The Trump campaign has been focused on Pennsylvania for months. In January, DiGiorgio traveled to Washington to privately huddle with reelection aides. The chairman presented a sweeping 2020 blueprint, detailing how he planned to recruit volunteers, target swing voters who bolted the party in 2018 and boost the state party’s lackluster fundraising.
Wednesday’s meeting comes after months of bad news for the Pennsylvania GOP. In March 2018, Republicans lost a special election in a conservative southwestern Pennsylvania congressional district. In November, Republicans lost Senate and gubernatorial races by double digits as well as three House seats, partly because of a redrawn congressional map that favored Democrats.
Democrats also flipped 16 state legislative seats in the midterms.
The bleeding hasn’t stopped since then. In a special election this month, Democrats won a state Senate seat in a district that Trump carried in 2016. Nationally, it was the first such legislative seat that Democrats flipped this year, prompting grumbling among some Republicans that the state party did not invest enough in turning out voters.
A power struggle, meanwhile, has consumed state GOP leadership, with some Republicans complaining that DiGiorgio lacks fundraising skills and has failed to unite the party after a bruising election for state party chief in 2017.

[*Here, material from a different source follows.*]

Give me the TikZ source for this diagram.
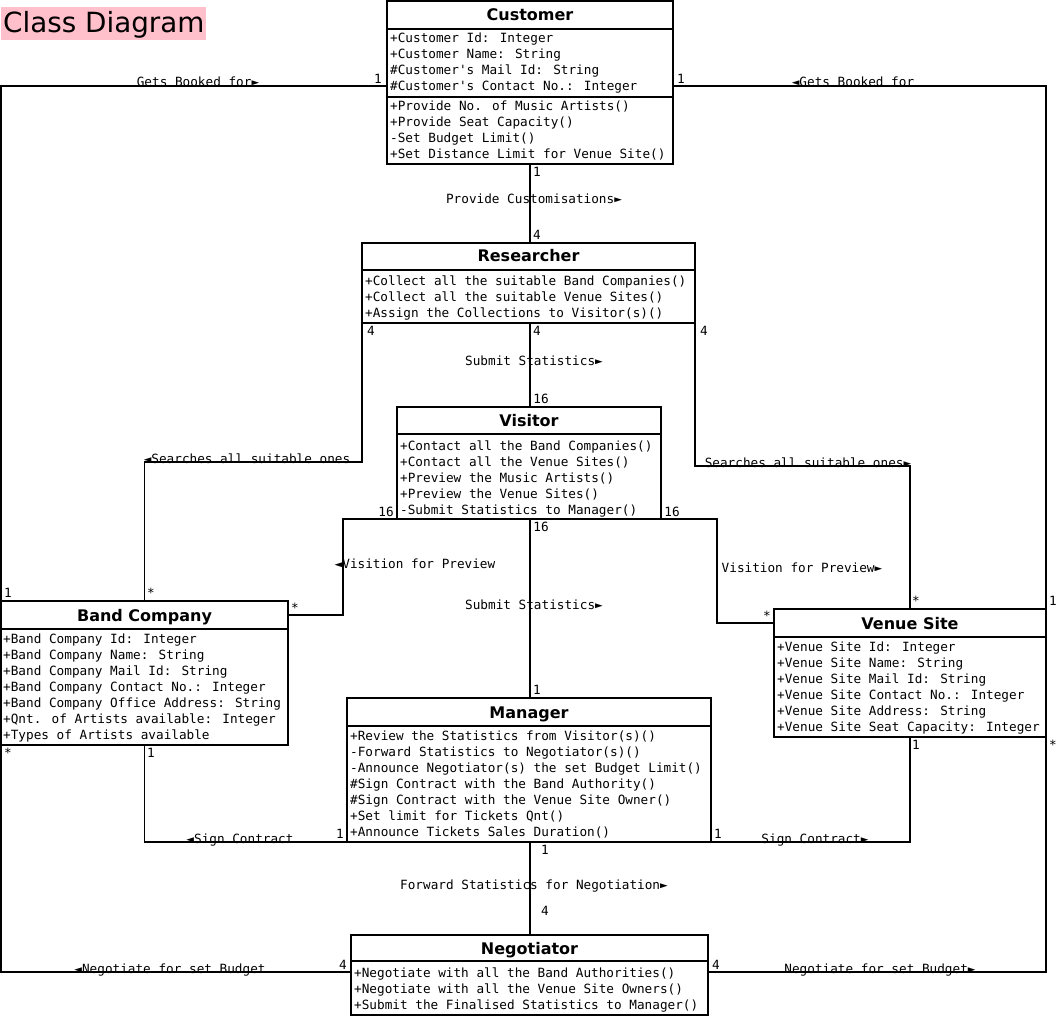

There have been other black eyes. Last week, Fox News held a town hall with Democratic contender Bernie Sanders in Northampton, a traditionally Democratic county that Trump won in 2016. Prime-time viewers were treated to visuals of Sanders getting cheered in Trump country, leading some to wonder whether Republican organizers failed to lure fans of the president to the event.
Still, there are some indications the party has begun to stabilize. After rumors swirled for months that DiGiorgio critics might stage a vote of no confidence at the state party’s winter meeting, it never materialized.
Others contend that the challenges the party faces in the state aren’t simply operational. A Franklin Marshall College Poll released last month said just 34 percent of the state’s registered voters approved of Trump’s job performance — a precarious standing for an incumbent.
To win Pennsylvania again in 2020, party officials say Trump will need to pull off a repeat of his 2016 performance by again carrying traditionally blue areas that had gone for Obama four years earlier.
Asher, a longtime GOP official and fundraiser, lavished praised on Trump‘s reelection campaign for “getting everybody together from all corners of the state and all parts of the party” for Wednesday’s meeting.
“I’m not going in with any preconceived notions,” he said.